Yavaş yavaş dezenformasyon toplanıyor ve meşrulaştırılıyor, savaş suçları normalleştiriliyor, bahaneler üretiliyor ve daha fazla Filistinli öldürülüyor. Tüm bunlar olurken İsrail uluslararası alanda sömürgeci mikro-aktörlere ilham vermeye ve Filistinlilerin katledilmesini dünyaya haklı göstermeye devam ediyor.

Bu sanal bir süreç olsa da, Siyonizmin küresel yayılımı kaçınılmaz olarak İsrail yanlısı gösteriler ve Filistinlilere yönelik saldırılarla gerçekliğe sızıyor.

Aynı zamanda, Siyonist yankı odalarının yaygınlığına rağmen, Filistinlilerin kurtuluşuna yönelik önemli bir anti-sömürgeci dönüş olmuş gibi görünüyor. Bazıları, ABD'de TikTok'u yasaklamayı amaçlayan yasal değişikliklerin, platformda İsrail'e yönelik eleştirileri sınırlamayı amaçladığını ve kamuoyundaki değişim için uygulamayı kredilendirdiğini düşünüyor. Instagram da, ayar manuel olarak değiştirilmediği sürece siyasi içeriği otomatik olarak sınırlayan bir güncelleme getirdi.

Filistin yanlısı sosyal medya içeriğindeki artış ve bu içeriğin yayılmasını önlemeye dönük hamleler, Filistinlilerin kendi kaderlerini tayin etmelerine yönelik kurumsal itirazların altını çiziyor. Daha da önemlisi, Filistin'in özgürleşmesinin yakın olduğunu gösteriyor; aksi takdirde, etkili bir erişim kazanmadıysa, Filistin aktivizmini engellemek için neden karşı dengelemeler uygulansın?
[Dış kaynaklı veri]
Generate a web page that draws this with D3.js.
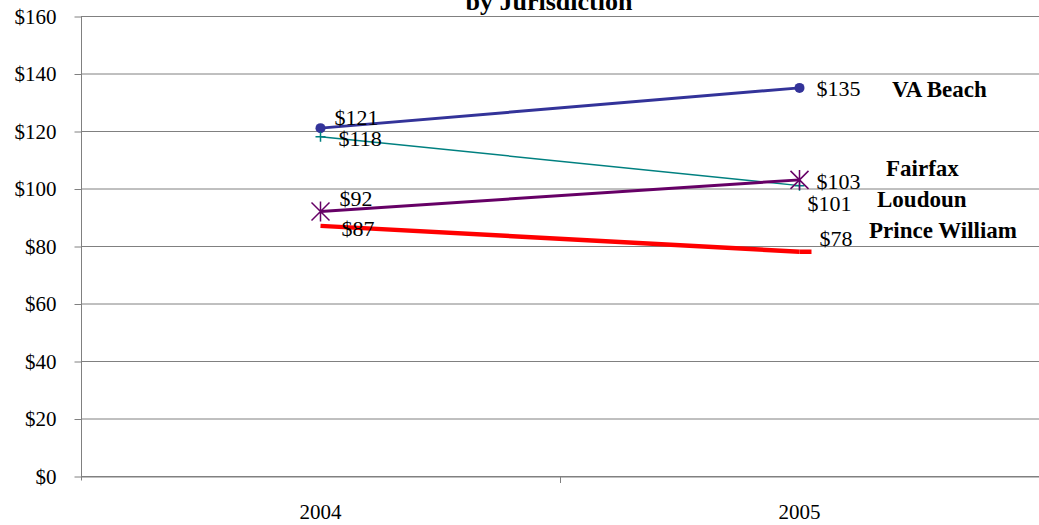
<!DOCTYPE html>
<html>
<head>
<meta charset="utf-8">
<script src="https://cdn.jsdelivr.net/npm/d3@7"></script>
<style>
  body { margin: 0; background: #fff; }
  svg { display: block; font-family: "Liberation Serif", "Times New Roman", serif; }
</style>
</head>
<body>
<div id="chart"></div>
<script>
// DATA
var years = ['2004', '2005'];
var seriesNames = ['VA Beach', 'Loudoun', 'Fairfax', 'Prince William'];
var vaBeach = [121, 135];
var loudoun = [118, 101];
var fairfax = [92, 103];
var princeWilliam = [87, 78];
var yTicks = [0, 20, 40, 60, 80, 100, 120, 140, 160];
var titleText = 'by Jurisdiction';

// STYLE PER SERIES (not data)
var styles = {
  'VA Beach':       { color: '#333399', width: 3,   marker: 'circle' },
  'Loudoun':        { color: '#008080', width: 1.5, marker: 'plus' },
  'Fairfax':        { color: '#660066', width: 3,   marker: 'star' },
  'Prince William': { color: '#ff0000', width: 4.5, marker: 'none' }
};
// label offsets from the point, [2004, 2005]
var labelOffsets = {
  'VA Beach':       [[14, -3], [17, 8]],
  'Loudoun':        [[18, 9], [8, 25]],
  'Fairfax':        [[19, -6], [17, 9]],
  'Prince William': [[21, 10], [20, -6]]
};
var legendPos = {
  'VA Beach':       [892, 97],
  'Fairfax':        [886, 176],
  'Loudoun':        [877, 207],
  'Prince William': [869, 238]
};

var seriesValues = [vaBeach, loudoun, fairfax, princeWilliam];

var width = 1039, height = 525;
var margin = { left: 81, right: 0, top: 16, bottom: 49 };

var svg = d3.select('#chart').append('svg')
  .attr('width', width)
  .attr('height', height);

var x = d3.scaleBand()
  .domain(years)
  .range([margin.left, width - margin.right]);

var y = d3.scaleLinear()
  .domain([0, 160])
  .range([height - margin.bottom, margin.top]);

// GRID LINES
svg.append('g').selectAll('line')
  .data(yTicks)
  .enter().append('line')
  .attr('x1', margin.left)
  .attr('x2', width)
  .attr('y1', function(d) { return y(d) + 0.5; })
  .attr('y2', function(d) { return y(d) + 0.5; })
  .attr('stroke', '#808080')
  .attr('stroke-width', 1);

// Y AXIS
var yAxis = svg.append('g')
  .attr('transform', 'translate(' + (margin.left + 0.5) + ',0.5)')
  .call(d3.axisLeft(y).tickValues(yTicks).tickSize(7).tickPadding(18)
    .tickFormat(function(d) { return '$' + d; }));
yAxis.select('.domain').attr('stroke', '#808080').attr('d', 'M0,' + (y(160) - 0.5) + 'V' + (y(0) + 4));
yAxis.selectAll('.tick line').attr('stroke', '#808080');
yAxis.selectAll('.tick text')
  .attr('fill', '#000')
  .style('font-size', '21px')
  .style('font-family', '"Liberation Serif", "Times New Roman", serif');

// X AXIS
var xAxis = svg.append('g')
  .attr('transform', 'translate(0,' + (y(0) + 0.5) + ')')
  .call(d3.axisBottom(x).tickSize(0).tickPadding(28));
xAxis.select('.domain').attr('stroke', '#808080');
xAxis.selectAll('.tick text')
  .attr('fill', '#000')
  .style('font-size', '21px')
  .style('font-family', '"Liberation Serif", "Times New Roman", serif');
// tick mark between categories
svg.append('line')
  .attr('x1', x('2005') + 0.5).attr('x2', x('2005') + 0.5)
  .attr('y1', y(0)).attr('y2', y(0) + 7)
  .attr('stroke', '#808080');

// TITLE (top line is cropped off in the original)
svg.append('text')
  .attr('x', 549)
  .attr('y', 10)
  .attr('text-anchor', 'middle')
  .style('font-size', '26px')
  .style('font-weight', 'bold')
  .text(titleText);

// LINES
var cx = function(i) { return x(years[i]) + x.bandwidth() / 2; };
var line = d3.line()
  .x(function(d, i) { return cx(i); })
  .y(function(d) { return y(d); });

seriesNames.forEach(function(name, s) {
  var vals = seriesValues[s];
  var st = styles[name];
  var g = svg.append('g');

  g.append('path')
    .datum(vals)
    .attr('d', line)
    .attr('fill', 'none')
    .attr('stroke', st.color)
    .attr('stroke-width', st.width);

  // markers
  vals.forEach(function(v, i) {
    var px = cx(i), py = y(v);
    if (st.marker == 'circle') {
      g.append('circle').attr('cx', px).attr('cy', py).attr('r', 5).attr('fill', st.color);
    } else if (st.marker == 'plus') {
      g.append('path')
        .attr('d', 'M' + (px - 5) + ',' + py + 'H' + (px + 5) + 'M' + px + ',' + (py - 5) + 'V' + (py + 5))
        .attr('stroke', st.color).attr('stroke-width', 1.5);
    } else if (st.marker == 'star') {
      var r = 9;
      g.append('path')
        .attr('d', 'M' + (px - r) + ',' + (py - r) + 'L' + (px + r) + ',' + (py + r) +
                   'M' + (px - r) + ',' + (py + r) + 'L' + (px + r) + ',' + (py - r) +
                   'M' + px + ',' + (py - r - 1) + 'V' + (py + r + 1))
        .attr('stroke', st.color).attr('stroke-width', 1.5);
    } else if (i == 1) {
      // short dash at the end of the red line
      g.append('path')
        .attr('d', 'M' + px + ',' + py + 'H' + (px + 12))
        .attr('stroke', st.color).attr('stroke-width', st.width);
    }

    // value labels
    var off = labelOffsets[name][i];
    g.append('text')
      .attr('x', px + off[0])
      .attr('y', py + off[1])
      .style('font-size', '22px')
      .text('$' + v);
  });

  // series name label
  svg.append('text')
    .attr('x', legendPos[name][0])
    .attr('y', legendPos[name][1])
    .style('font-size', '23px')
    .style('font-weight', 'bold')
    .text(name);
});
</script>
</body>
</html>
Sosyal medya kullanıcılarının akışlarından geçen dezenformasyona karşı tetikte olmaları mecburidir. Bilgi kaynaklarımızı tarafsızlaştırmaya yönelik ortak bir çaba göstermezsek, yalnızca iğrenç eylemleri meşrulaştırmakla kalmayıp aynı zamanda sömürgeci zihniyeti küresel olarak sürdürmeyi amaçlayan bir ahlakın yayılması riskiyle karşı karşıya kalırız."